いまのユドヨノ政権はこの問題について深く自覚しているようですので、それほど心配は要らないのかも知れませんが、もし今後本当に社会不安が高まるとしたら……エジプトで金持ちの象徴であるショッピングセンターが襲撃されたのと同じように、金持ちの象徴である日本中古冷房車が怨みの対象として破壊されないとは誰も断言出来ないでしょう (-_-;)。最近KCJ (電鉄会社) は、インフレの中で設備投資を引き続き推進するべく運賃の値上げを実施し、とくに非常に安いエコノミー運賃を一気に50%以上引き上げましたが、1日後には即時撤回されたとのことで、経済発展の恩恵に必ずしも浴していないエコノミー利用者からの反発が余りにも大きかったことが想像されます。多くのエコノミー利用客は「金持ちの冷房車が増えたせいでエコノミーが大減便され、屋根にも乗り切れないほどの凄まじい混雑と値上げのダブルパンチかよ!」と思ったに違いなく……。
う~ん、インドネシアのバブル気味な経済が何とか軟着陸し、エコノミー利用客も冷房車利用客も満足を享受できますように……ということで、イスラームのシンボルカラー=緑をまとったメトロ5000系をアップしてみましょう。
メトロ5000系はジャカルタでデビューして以来、ドア小窓+戸袋窓ありという古典的な (?) スタイルと、より落ち着いた雰囲気の緑+黄帯のコンビネーションが何ともシブい雰囲気を醸し出しており、一昨年の夏に初めてジャカルタを訪れた私としても思わず嬉しくなって激写したものです (笑)。もっとも、スタイルの古さのみならず車内も古いことから、現地の皆様の評価は恐らく東急8000/8500系や東葉高速1000系 (同じ電車なのにねぇ……^^;) に及ぶべくもないと思われ、今ひとつ肩身が狭そうな雰囲気が感じられたのも確かです (^^;
そんなメトロ5000系の緑帯も、約2年ごとの検査で貼り替えられてしまうという運命に逆らうことは出来ず……昨年8月の時点では67Fのみ残っておりました (-_-)。そして67Fは、緑帯時代の花道を飾るが如く、ボゴール線のパクアン急行に入って大活躍しており、「さぁ緑帯最後の晴れ姿をガンガン撮影よろしく!」と誘われるままにシャッターを切りまくったのでした……(*^^*)。

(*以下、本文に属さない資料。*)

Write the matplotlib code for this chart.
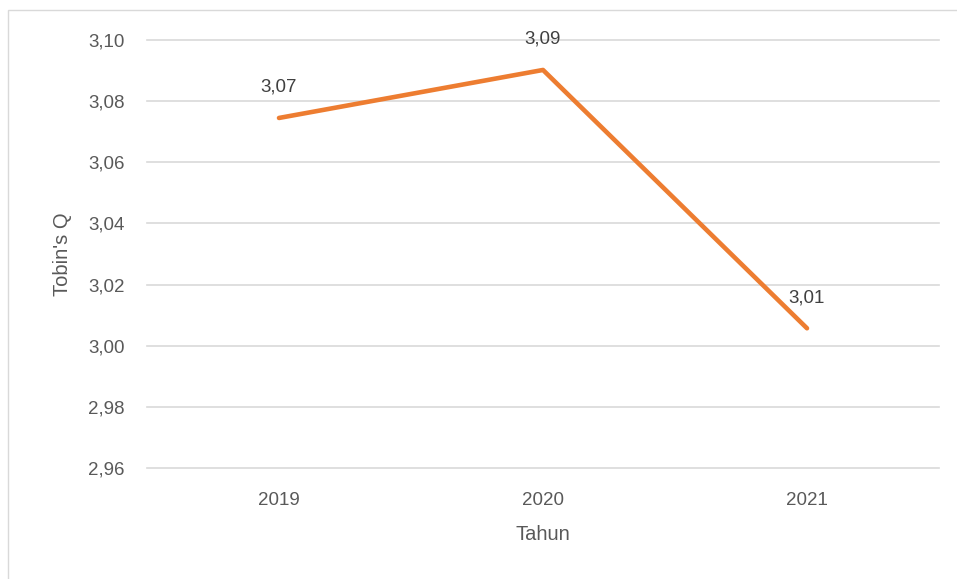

ただ……1枚目は夕方のサワー・ブサール駅にて斜光線を浴びてギラギラしているシーンを狙ったのですが、バックに迫りつつある暗雲の先端が西日をデフューズしてしまい、ちょっとイマイチ。この直後から一気に暗くなり、凄まじいスコールがちょうど1時間降り続きました (爆)。午後の撮影は本当にギャンブルです……。
ちなみに、一昨年の夏に訪問した際には、メトロ5000系は2編成が東線~ブカシ間のエコノミーAC運用、もう1編成がスルポン線運用に入り、何とも裏方的な雰囲気すら感じられたものですので、いきなり急行運用に入っている光景には腰を抜かしそうになったのも確かです (笑)。まぁ、抵抗制御車の使い方としては適切だということになりますが、その分東急8500系が急行に余り入らなかったという問題も……(^^;)。急行運賃を払って乗る客にとっても、窓が小さく暗い雰囲気のメトロ5000系よりも都営6000系の方がマシで、東急8500系の方が全然良い、という格付けになるのかも知れません。それでもまぁ、組織改編により消えて行った「DIVISI JABOTABEK」マークを輝かせて力走するメトロ5000系急行も、ひとつの貴重な記録なのだろう……と思う次第です。